The description formerly described the usage of &&:

"This bug could be indicative that Randall wanted to use && throughout the whole script. This would make the installation trying sequentially and the first successful install stops the script and will not install multiple versions of the same software."

This is false. The && operator will *quit* when it encounters the first command that *fails*. The operator that behaves as described is ||. With that said, it is obvious that Randall did not intend this, especially because the title text mentions what happens when multiple versions are installed. 16:23, 11 March 2016 (UTC)

Won't work on Arch Mikemk (talk) 00:05, 12 March 2016 (UTC)

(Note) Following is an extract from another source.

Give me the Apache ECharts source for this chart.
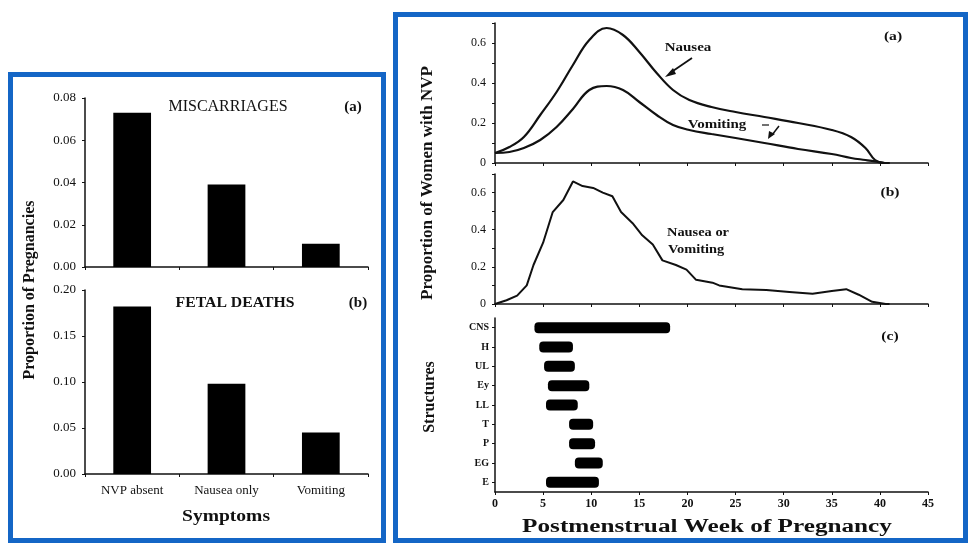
<!DOCTYPE html>
<html lang="en" style="height: 100%">
<head>
<meta charset="utf-8">
<title>NVP, pregnancy outcome and embryonic development</title>
</head>
<body style="height: 100%; margin: 0; background: #fff">
<div id="container" style="height: 100%"></div>

<script type="text/javascript" src="https://cdn.jsdelivr.net/npm/echarts/dist/echarts.min.js"></script>

<script type="text/javascript">

var dom = document.getElementById('container');
var myChart = echarts.init(dom);

// Left panels: outcome by symptom group
var symptoms = ['NVP absent', 'Nausea only', 'Vomiting'];
var miscarriages = [0.073, 0.039, 0.011];
var fetalDeaths = [0.182, 0.098, 0.045];

// Right (a): smoothed proportions by week
var weeksA = [0, 1.5, 3, 4.7, 6.4, 8.1, 9.8, 11.6, 13.3, 15, 16.8, 18.5, 20.2, 22.5, 25, 28, 31.5, 35, 37, 38.5, 39.5, 40.5, 41];
var nausea = [0.05, 0.08, 0.13, 0.24, 0.355, 0.49, 0.615, 0.675, 0.64, 0.555, 0.45, 0.365, 0.315, 0.28, 0.255, 0.23, 0.2, 0.165, 0.13, 0.075, 0.015, 0, 0];
var vomiting = [0.05, 0.055, 0.075, 0.115, 0.18, 0.27, 0.365, 0.385, 0.365, 0.305, 0.24, 0.19, 0.165, 0.145, 0.125, 0.1, 0.07, 0.045, 0.025, 0.015, 0.008, 0, 0];

// Right (b): nausea or vomiting
var weeksB = [0, 1.2, 2.3, 3.3, 4, 5, 6, 7.1, 8.1, 9.1, 10.2, 11.2, 12.2, 13.1, 14.3, 15.3, 16.4, 17.4, 18.8, 19.9, 20.9, 22.6, 23.3, 25.7, 28.2, 30.6, 33, 35, 36.5, 37.8, 39.2, 40.6, 41];
var nvp = [0, 0.02, 0.045, 0.1, 0.21, 0.33, 0.495, 0.56, 0.66, 0.635, 0.625, 0.6, 0.58, 0.495, 0.435, 0.37, 0.32, 0.235, 0.21, 0.185, 0.13, 0.115, 0.1, 0.08, 0.075, 0.065, 0.055, 0.07, 0.08, 0.05, 0.012, 0, 0];

// Right (c): developmental windows of structures (weeks)
var structures = ['CNS', 'H', 'UL', 'Ey', 'LL', 'T', 'P', 'EG', 'E'];
var structStart = [4.1, 4.6, 5.1, 5.5, 5.3, 7.7, 7.7, 8.3, 5.3];
var structEnd = [18.2, 8.1, 8.3, 9.8, 8.6, 10.2, 10.4, 11.2, 10.8];

var weekTicks = [0, 45, 5];

var serif = '"Liberation Serif", "DejaVu Serif", serif';
var ink = '#111';
var blue = '#1466c6';

function pairs(xs, ys) {
    return xs.map(function (x, i) { return [x, ys[i]]; });
}
var structSpan = structEnd.map(function (e, i) { return +(e - structStart[i]).toFixed(2); });

function propLabel(v) {
    var k = Math.round(v * 10);
    if (k % 2) return '';
    return k === 0 ? '0' : (k / 10).toFixed(1);
}

var axisLine = { show: true, lineStyle: { color: ink, width: 1.5 } };

function catAxis(grid, showLabels) {
    return {
        type: 'category', gridIndex: grid, data: symptoms,
        axisLine: axisLine,
        axisTick: { show: true, length: 3, lineStyle: { color: ink } },
        axisLabel: { show: showLabels, color: ink, fontFamily: serif, fontSize: 13, margin: 10 }
    };
}
function valAxisLeft(grid, max, interval) {
    return {
        type: 'value', gridIndex: grid, min: 0, max: max, interval: interval,
        axisLine: axisLine,
        axisTick: { show: true, length: 3, lineStyle: { color: ink } },
        splitLine: { show: false },
        axisLabel: { color: ink, fontFamily: serif, fontSize: 13, margin: 9,
            formatter: function (v) { return v.toFixed(2); } }
    };
}
function weekAxis(grid, showLabels) {
    return {
        type: 'value', gridIndex: grid, min: weekTicks[0], max: weekTicks[1], interval: weekTicks[2],
        axisLine: axisLine,
        axisTick: { show: true, length: 3, lineStyle: { color: ink } },
        splitLine: { show: false },
        axisLabel: { show: showLabels, color: ink, fontFamily: serif, fontSize: 12, fontWeight: 'bold', margin: 6 }
    };
}
function propAxis(grid) {
    return {
        type: 'value', gridIndex: grid, min: 0, max: 0.7, interval: 0.1,
        axisLine: axisLine,
        axisTick: { show: true, length: 3, lineStyle: { color: ink } },
        splitLine: { show: false },
        axisLabel: { color: ink, fontFamily: serif, fontSize: 12, margin: 9, formatter: propLabel }
    };
}

function label(text, x, y, opts) {
    opts = opts || {};
    return {
        type: 'text', x: x, y: y, rotation: opts.rotation || 0, scaleX: opts.scaleX || 1,
        style: {
            text: text, fill: ink,
            font: (opts.weight || 'bold') + ' ' + (opts.size || 13) + 'px ' + serif,
            textAlign: opts.align || 'center', textVerticalAlign: 'middle'
        }
    };
}
function stroke(points, w) {
    return { type: 'polyline', shape: { points: points }, style: { stroke: ink, lineWidth: w || 1.5, fill: null } };
}
function head(points) {
    return { type: 'polygon', shape: { points: points }, style: { fill: ink } };
}

var option = {
    animation: false,
    backgroundColor: '#fff',
    grid: [
        { left: 85, top: 98, width: 283, height: 169, outerBoundsMode: 'none' },
        { left: 85, top: 290, width: 283, height: 184, outerBoundsMode: 'none' },
        { left: 495, top: 23, width: 433, height: 140, outerBoundsMode: 'none' },
        { left: 495, top: 174, width: 433, height: 130, outerBoundsMode: 'none' },
        { left: 495, top: 318, width: 433, height: 174, outerBoundsMode: 'none' }
    ],
    xAxis: [
        catAxis(0, false),
        catAxis(1, true),
        weekAxis(2, false),
        weekAxis(3, false),
        weekAxis(4, true)
    ],
    yAxis: [
        valAxisLeft(0, 0.08, 0.02),
        valAxisLeft(1, 0.2, 0.05),
        propAxis(2),
        propAxis(3),
        {
            type: 'category', gridIndex: 4, data: structures, inverse: true,
            axisLine: axisLine,
            axisTick: { show: true, length: 3, alignWithLabel: true, lineStyle: { color: ink } },
            axisLabel: { color: ink, fontFamily: serif, fontSize: 10, fontWeight: 'bold', margin: 6 }
        }
    ],
    series: [
        { type: 'bar', xAxisIndex: 0, yAxisIndex: 0, data: miscarriages, barWidth: '40%', itemStyle: { color: '#000' } },
        { type: 'bar', xAxisIndex: 1, yAxisIndex: 1, data: fetalDeaths, barWidth: '40%', itemStyle: { color: '#000' } },
        { type: 'line', name: 'Nausea', xAxisIndex: 2, yAxisIndex: 2, data: pairs(weeksA, nausea),
          smooth: 0.4, showSymbol: false, lineStyle: { color: ink, width: 2.2 } },
        { type: 'line', name: 'Vomiting', xAxisIndex: 2, yAxisIndex: 2, data: pairs(weeksA, vomiting),
          smooth: 0.4, showSymbol: false, lineStyle: { color: ink, width: 2.2 } },
        { type: 'line', name: 'Nausea or Vomiting', xAxisIndex: 3, yAxisIndex: 3, data: pairs(weeksB, nvp),
          showSymbol: false, lineStyle: { color: ink, width: 2 } },
        { type: 'bar', xAxisIndex: 4, yAxisIndex: 4, stack: 'window', data: structStart,
          itemStyle: { color: 'transparent' }, silent: true, barWidth: 11 },
        { type: 'bar', xAxisIndex: 4, yAxisIndex: 4, stack: 'window', data: structSpan,
          itemStyle: { color: '#000', borderRadius: 4 }, barWidth: 11 }
    ],
    graphic: [
        { type: 'rect', shape: { x: 10.5, y: 74.5, width: 373, height: 466 }, style: { fill: null, stroke: blue, lineWidth: 5 } },
        { type: 'rect', shape: { x: 395.5, y: 14.5, width: 570, height: 526 }, style: { fill: null, stroke: blue, lineWidth: 5 } },

        label('MISCARRIAGES', 228, 107, { weight: 'normal', size: 16 }),
        label('(a)', 353, 107, { size: 15 }),
        label('FETAL DEATHS', 235, 303, { size: 15, scaleX: 1.05 }),
        label('(b)', 358, 303, { size: 15 }),
        label('Symptoms', 226, 517, { size: 17, scaleX: 1.15 }),
        label('Proportion of Pregnancies', 30, 290, { size: 16, rotation: Math.PI / 2 }),

        label('(a)', 893, 37, { size: 13, scaleX: 1.2 }),
        label('Nausea', 688, 48, { size: 12, scaleX: 1.25 }),
        stroke([[692, 58], [670, 73]], 1.8),
        head([[665, 77], [673, 68], [676, 74]]),
        label('Vomiting', 717, 125, { size: 12, scaleX: 1.25 }),
        stroke([[762, 125], [769, 125]], 1.2),
        stroke([[779, 126], [772, 135]], 1.5),
        head([[768, 139], [769, 131], [775, 134]]),
        label('(b)', 890, 193, { size: 13, scaleX: 1.2 }),
        label('Nausea or', 667, 233, { size: 12, align: 'left', scaleX: 1.2 }),
        label('Vomiting', 668, 250, { size: 12, align: 'left', scaleX: 1.2 }),
        label('(c)', 890, 337, { size: 13, scaleX: 1.2 }),
        label('Postmenstrual Week of Pregnancy', 707, 527, { size: 18, scaleX: 1.4 }),
        label('Proportion of Women with NVP', 428, 183, { size: 17, rotation: Math.PI / 2 }),
        label('Structures', 430, 397, { size: 16, rotation: Math.PI / 2 })
    ]
};

if (option && typeof option === 'object') {
    myChart.setOption(option);
}

window.addEventListener('resize', myChart.resize);
</script>
</body>
</html>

i am very disappointed that that does not read "doesn't work..." -- 12:58, 14 March 2016 (UTC)
Added clarification on bash scripts

I've added a few lines addressing the concerns formerly displayed in the incomplete tag. Hopefully my edits will be easier for the layman to understand. Please let me know if this needs further attention. AfroThundr3007730 (talk) 12:30, 16 March 2016 (UTC)

He totally forgot to include "urpmi $1" -- 03:33, 17 March 2016 (UTC)


I was amazed to notice someone actually created such a program, esoterically called asdf, which supports multiple languages like that. --Anarcat (talk) 17:39, 22 October 2018 (UTC)

Meta Package Manager

There is a CLI called Meta Package Manager that is trying to solve this issue. Source: comment on Hacker News.